Investors started worrying Friday that a massive security breach disclosed by Yahoo Inc. could impact the internet company’s $4.8 billion deal to sell its core business to Verizon Communications Inc.
The breach, which Yahoo blamed on a state-sponsored actor, occurred two years ago but was discovered after the merger deal was signed. Verizon said it just learned of the problem this week and was reviewing the situation.
The telecom company is waiting to see how the breach affect’s Yahoo’s business in coming weeks before deciding its next steps, a person familiar with the matter said.
Verizon was displeased by how long it took Yahoo to notify the company about the breach, this person said. Verizon isn’t conducting its own independent investigation since the deal hasn’t yet closed, the person said.
Verizon’s principal interest in the deal was the audience, not user accounts, that visits Yahoo web properties, as the telecom company looks to boost its online advertising business.
Shares of Yahoo fell 3% to $42.80 in Friday trading, a sign of mounting fears around the all-cash deal. The decline erased $1.5 billion of Yahoo’s market value, which is mostly tied to its stake in Alibaba Group Holding Ltd. and Yahoo Japan Corp.
Some of the decline in Yahoo’s shares Friday was because of a drop in Alibaba’s stock, which was down 1.8%, and some to worries the data breach could encourage Verizon to recut its deal for Yahoo’s core business, said Youssef Squali, an analyst with Cantor Fitzgerald.
“The question is, can you put a number around the data breach,” said Mr. Squali.
Many merger agreements contain provisions allowing buyers to withdraw from deals if the value of a transaction has been hurt by a significant development. In the case of the Verizon/Yahoo deal, such a change is defined as one that would “reasonably be expected to have a material adverse effect on the business, assets, properties, results of operation or financial condition of the business, taken as a whole.”

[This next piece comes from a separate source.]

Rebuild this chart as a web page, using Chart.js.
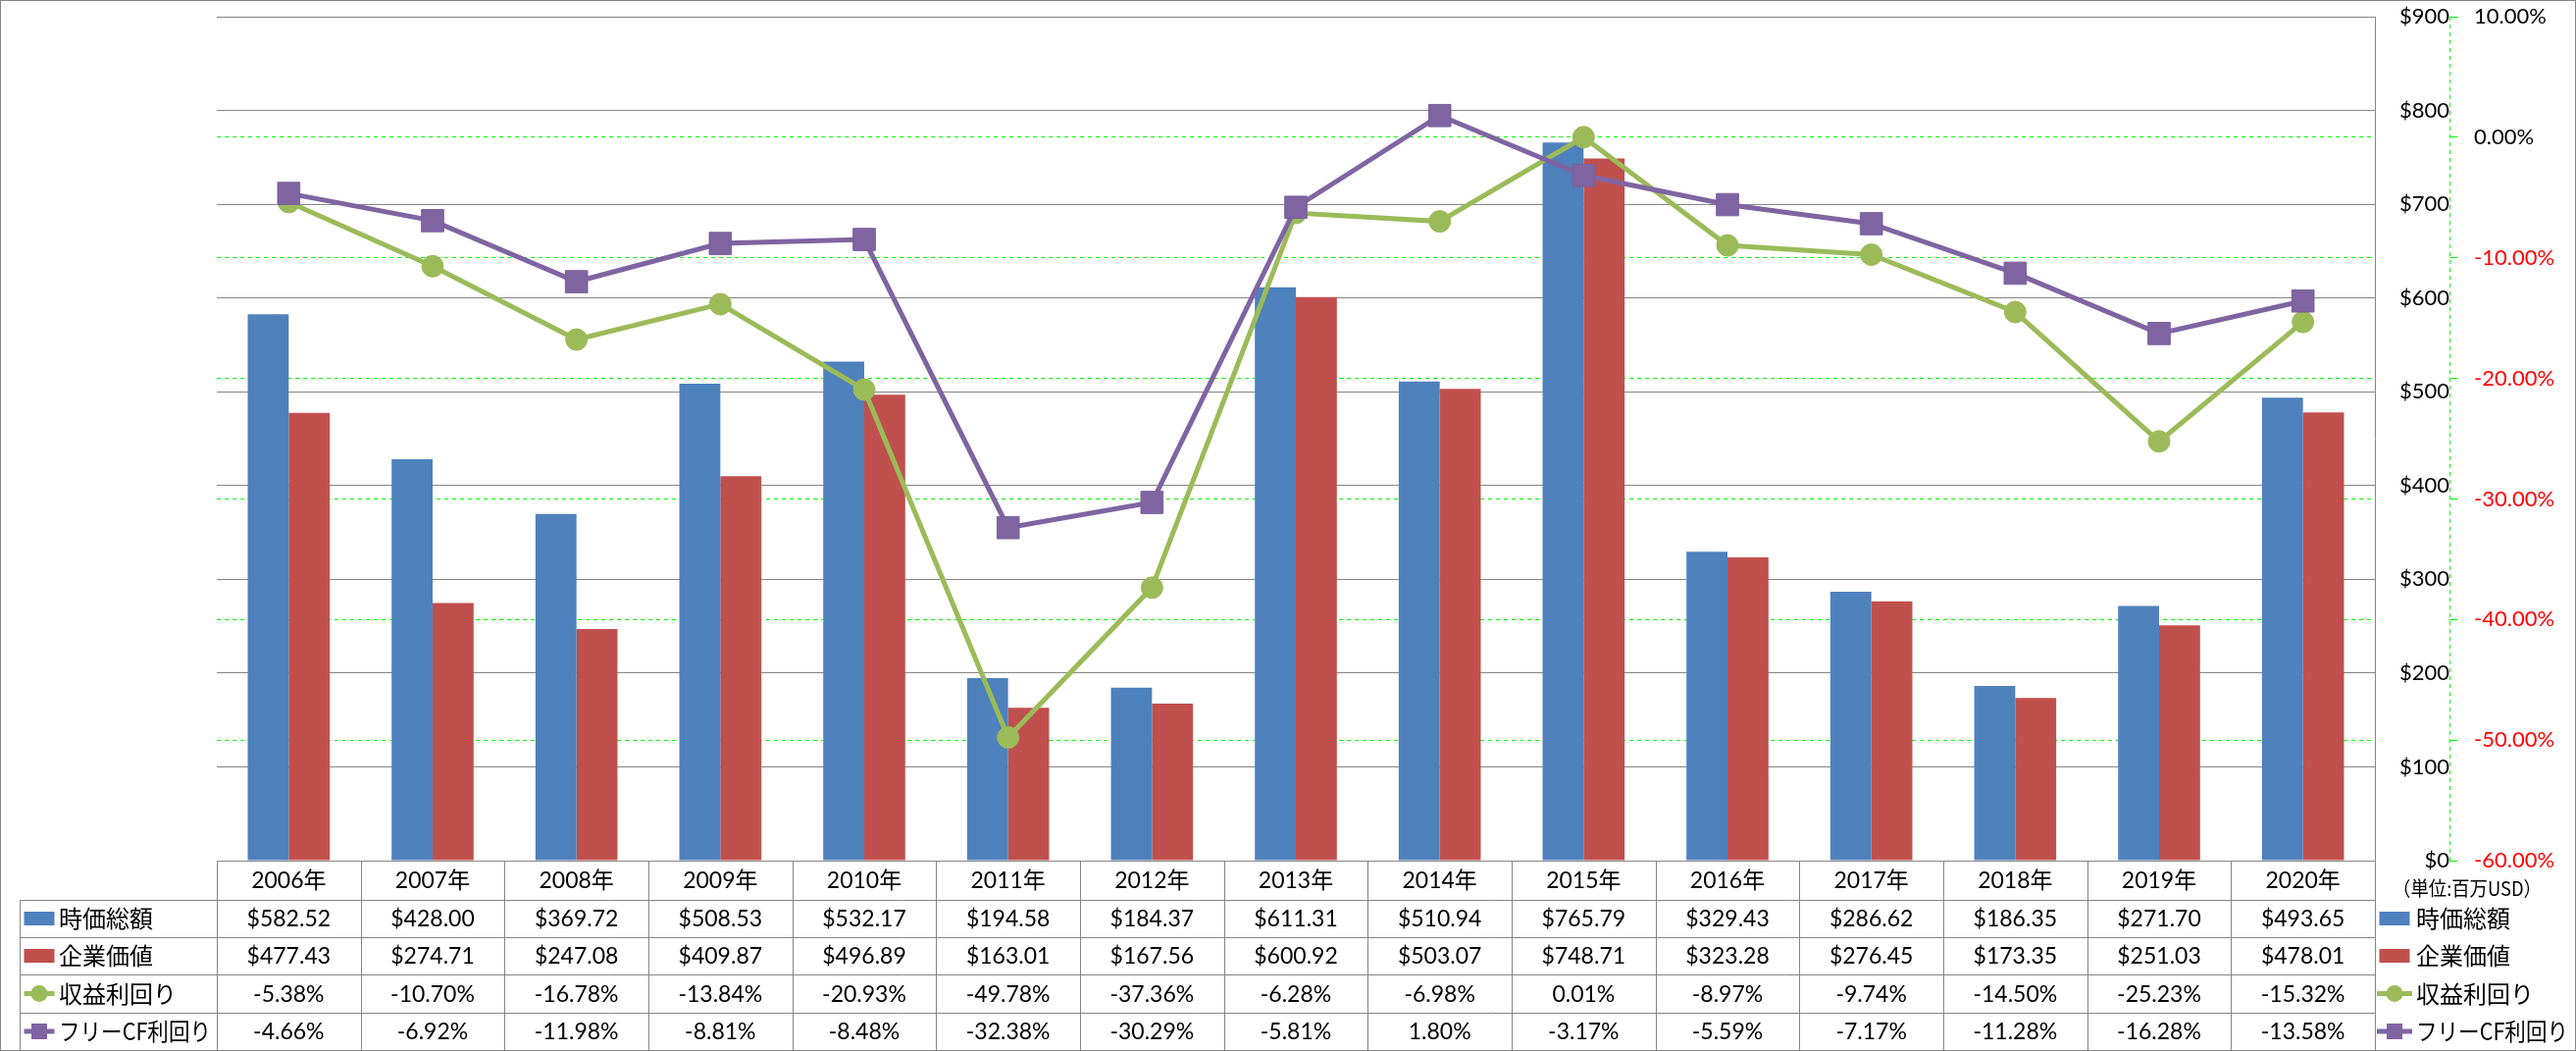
<!DOCTYPE html>
<html>
<head>
<meta charset="utf-8">
<title>時価総額・企業価値・利回り</title>
<script src="https://cdn.jsdelivr.net/npm/chart.js@4.4.1/dist/chart.umd.min.js"></script>
<style>
  html, body { margin: 0; padding: 0; background: #fff; }
  #chart { display: block; }
</style>
</head>
<body>
<canvas id="chart" width="2626" height="1071"></canvas>
<script>
// data (values in 百万USD and %)
const categories = ['2006年', '2007年', '2008年', '2009年', '2010年', '2011年', '2012年', '2013年',
                    '2014年', '2015年', '2016年', '2017年', '2018年', '2019年', '2020年'];
const marketCap = [582.52, 428.00, 369.72, 508.53, 532.17, 194.58, 184.37, 611.31,
                   510.94, 765.79, 329.43, 286.62, 186.35, 271.70, 493.65];
const enterpriseValue = [477.43, 274.71, 247.08, 409.87, 496.89, 163.01, 167.56, 600.92,
                         503.07, 748.71, 323.28, 276.45, 173.35, 251.03, 478.01];
const earningsYield = [-5.38, -10.70, -16.78, -13.84, -20.93, -49.78, -37.36, -6.28,
                       -6.98, 0.01, -8.97, -9.74, -14.50, -25.23, -15.32];
const fcfYield = [-4.66, -6.92, -11.98, -8.81, -8.48, -32.38, -30.29, -5.81,
                  1.80, -3.17, -5.59, -7.17, -11.28, -16.28, -13.58];
const seriesNames = ['時価総額', '企業価値', '収益利回り', 'フリーCF利回り'];
const dollarRange = [0, 900, 100];
const pctRange = [-60, 10, 10];
const unitNote = '（単位:百万USD）';

const colors = { blue: '#4F81BD', red: '#C0504D', green: '#9BBB59', purple: '#8064A2' };
const gridGray = '#868686';
const LATIN = "Lato, 'Noto Sans CJK JP', sans-serif";
const JP = "'Noto Sans CJK JP', sans-serif";

function squeeze(ctx, txt, x, y, sx, align) {
  ctx.save();
  ctx.translate(x, y);
  ctx.scale(sx, 1);
  ctx.textAlign = align;
  ctx.fillText(txt, 0, 0);
  ctx.restore();
}

function drawSymbol(ctx, i, cx, cy, len) {
  ctx.save();
  if (i < 2) {
    ctx.fillStyle = i === 0 ? colors.blue : colors.red;
    ctx.fillRect(cx - len / 2, cy - 7, len, 14);
  } else {
    const c = i === 2 ? colors.green : colors.purple;
    ctx.strokeStyle = c;
    ctx.fillStyle = c;
    ctx.lineWidth = 5;
    ctx.beginPath();
    ctx.moveTo(cx - len / 2, cy);
    ctx.lineTo(cx + len / 2, cy);
    ctx.stroke();
    if (i === 2) {
      ctx.beginPath();
      ctx.arc(cx, cy, 8.5, 0, Math.PI * 2);
      ctx.fill();
    } else {
      ctx.fillRect(cx - 8, cy - 8, 16, 16);
    }
  }
  ctx.restore();
}

// keep the axes from pushing the plot area down (their tick padding counts otherwise)
function fitAxis(width) {
  return s => {
    s.width = width;
    s.paddingTop = 0;
    s.paddingBottom = 0;
  };
}

const tablePlugin = {
  id: 'dataTable',
  beforeDraw(chart) {
    const ctx = chart.ctx;
    ctx.save();
    ctx.fillStyle = '#fff';
    ctx.fillRect(0, 0, chart.width, chart.height);
    ctx.restore();
  },
  afterDraw(chart) {
    const ctx = chart.ctx;
    const area = chart.chartArea;
    const xs = chart.scales.x;
    const n = categories.length;
    const w = (area.right - area.left) / n;
    const top = area.bottom;
    const edges = [top, top + 40, top + 78, top + 116, top + 155, top + 193];
    const labelLeft = 20;

    // dashed axis line for the % axis
    const pct = chart.scales.yPct;
    ctx.save();
    ctx.strokeStyle = '#00FF00';
    ctx.lineWidth = 1;
    ctx.setLineDash([4, 4]);
    ctx.beginPath();
    ctx.moveTo(Math.round(pct.left) + 0.5, area.top);
    ctx.lineTo(Math.round(pct.left) + 0.5, area.bottom);
    ctx.stroke();
    ctx.restore();

    // table grid
    ctx.save();
    ctx.strokeStyle = gridGray;
    ctx.lineWidth = 1;
    ctx.beginPath();
    ctx.moveTo(area.left, edges[0] + 0.5);
    ctx.lineTo(area.right, edges[0] + 0.5);
    for (let r = 1; r < edges.length; r++) {
      ctx.moveTo(labelLeft, edges[r] + 0.5);
      ctx.lineTo(area.right, edges[r] + 0.5);
    }
    for (let c = 0; c <= n; c++) {
      const x = Math.round(area.left + c * w) + 0.5;
      ctx.moveTo(x, edges[0]);
      ctx.lineTo(x, edges[5]);
    }
    ctx.moveTo(labelLeft + 0.5, edges[1]);
    ctx.lineTo(labelLeft + 0.5, edges[5]);
    ctx.stroke();
    ctx.restore();

    ctx.save();
    ctx.fillStyle = '#000';
    ctx.textBaseline = 'middle';

    // header row and values
    ctx.font = '23px ' + LATIN;
    const rows = [
      marketCap.map(v => '$' + v.toFixed(2)),
      enterpriseValue.map(v => '$' + v.toFixed(2)),
      earningsYield.map(v => v.toFixed(2) + '%'),
      fcfYield.map(v => v.toFixed(2) + '%')
    ];
    categories.forEach((cat, i) => {
      const cx = xs.getPixelForValue(i);
      squeeze(ctx, cat, cx, (edges[0] + edges[1]) / 2 + 1, 1, 'center');
      rows.forEach((row, r) => {
        squeeze(ctx, row[i], cx, (edges[r + 1] + edges[r + 2]) / 2 + 1, 1, 'center');
      });
    });

    // row labels with legend keys (left) and legend (right)
    seriesNames.forEach((name, r) => {
      const cy = (edges[r + 1] + edges[r + 2]) / 2;
      drawSymbol(ctx, r, 40, cy, 31);
      drawSymbol(ctx, r, 2441, cy, r < 2 ? 31 : 36);
      ctx.fillStyle = '#000';
      ctx.font = '24px ' + JP;
      const tw = ctx.measureText(name).width;
      const sx = Math.min(1, 155 / tw);
      squeeze(ctx, name, 60, cy, sx, 'left');
      squeeze(ctx, name, 2463, cy, sx, 'left');
    });

    ctx.font = '20px ' + JP;
    const nw = ctx.measureText(unitNote).width;
    squeeze(ctx, unitNote, 2515, edges[0] + 28, Math.min(1, 152 / nw), 'center');
    ctx.restore();

    // outer frame
    ctx.save();
    ctx.strokeStyle = gridGray;
    ctx.lineWidth = 1;
    ctx.strokeRect(0.5, 0.5, chart.width - 1, chart.height - 1);
    ctx.restore();
  }
};

new Chart(document.getElementById('chart'), {
  type: 'bar',
  data: {
    labels: categories,
    datasets: [
      {
        type: 'line', label: seriesNames[3], data: fcfYield, yAxisID: 'yPct', order: 1,
        borderColor: colors.purple, backgroundColor: colors.purple, borderWidth: 5,
        pointStyle: 'rect', pointRadius: 16, pointBackgroundColor: colors.purple,
        pointBorderColor: '#7A5F9C', pointBorderWidth: 1
      },
      {
        type: 'line', label: seriesNames[2], data: earningsYield, yAxisID: 'yPct', order: 2,
        borderColor: colors.green, backgroundColor: colors.green, borderWidth: 5,
        pointStyle: 'circle', pointRadius: 11, pointBackgroundColor: colors.green,
        pointBorderColor: colors.green, pointBorderWidth: 1
      },
      {
        label: seriesNames[0], data: marketCap, yAxisID: 'y', order: 3,
        backgroundColor: colors.blue, categoryPercentage: 0.57, barPercentage: 1
      },
      {
        label: seriesNames[1], data: enterpriseValue, yAxisID: 'y', order: 4,
        backgroundColor: colors.red, categoryPercentage: 0.57, barPercentage: 1
      }
    ]
  },
  options: {
    responsive: false,
    animation: false,
    layout: { padding: { left: 221, right: 6, top: 15, bottom: 194 } },
    plugins: { legend: { display: false }, tooltip: { enabled: false } },
    scales: {
      x: { display: false, offset: true },
      y: {
        position: 'right', weight: 0,
        min: dollarRange[0], max: dollarRange[1],
        grid: { color: gridGray, lineWidth: 1, drawTicks: false },
        border: { display: true, color: gridGray },
        ticks: {
          stepSize: dollarRange[2], crossAlign: 'far', padding: 20,
          color: '#000', font: { family: LATIN, size: 22 },
          callback: v => '$' + v
        },
        afterFit: fitAxis(76)
      },
      yPct: {
        position: 'right', weight: 1,
        min: pctRange[0], max: pctRange[1],
        grid: {
          color: c => (c.tick && (c.tick.value === pctRange[0] || c.tick.value === pctRange[1])) ? 'rgba(0,0,0,0)' : '#00FF00',
          tickColor: '#00FF00', tickLength: 8, lineWidth: 1
        },
        border: { display: false, dash: [4, 4] },
        ticks: {
          stepSize: pctRange[2], padding: 17,
          color: c => c.tick.value < 0 ? '#FF0000' : '#000',
          font: { family: LATIN, size: 22 },
          callback: v => v.toFixed(2) + '%'
        },
        afterFit: fitAxis(123)
      }
    }
  },
  plugins: [tablePlugin]
});
</script>
</body>
</html>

Stephen S. Wu, a lawyer at the Silicon Valley Law Group, reviewed the purchase agreement and says it is clear that Yahoo effectively promised that no security breaches had taken place — and that no breaches will have occurred by the deal’s closing, which is expected in the first quarter of 2017.
That gives Verizon leverage to potentially renegotiate the deal, or even walk away, he said. The difficulty for Verizon is determining what exactly is a materially adverse effect, and whether it is enough to extinguish Verizon’s interest in Yahoo. There isn’t a clear definition.
“It’s vague,” Mr. Wu said. “This is an agreement written in a way that there’s a judgment call that needs to be made.”
It is rare for companies to trigger material adverse change clauses because courts have resisted their use, said Lisa Stark, a partner at K&L Gates LLP.
“It’s a very high standard,” she said. “It has to be a very substantial event. It can’t just be a hiccup.”
In 2007, for example, Hexion Specialty Chemicals agreed to acquire Huntsman Corp. in a $6.5 billion deal. But Huntsman’s earnings fell after the deal was signed and Hexion and its private-equity owner sued to get out of the deal. The Delaware court sided with Huntsman, however, ruling Huntsman’s weak earnings were short term.
The two sides ultimately agreed to settle, with Hexion walking away after it paid to settle with Huntsman.
In 2001, a Delaware judge ruled that Tyson Foods Inc. improperly broke off a $3.2 billion deal with meatpacker IBP Inc. after Tyson argued IBP had misled it about its earnings potential.
Although there is little history of successful use of the clauses, one lawyer said companies continue to put them into deal contracts, because it gives buyers a way to begin difficult conversations if they get cold feet after signing an agreement.
“It gives somebody leverage to renegotiate a deal without necessarily going to court,” said Andrew Herman, a partner at Kirkland & Ellis LLP. “It sets up that conversation.”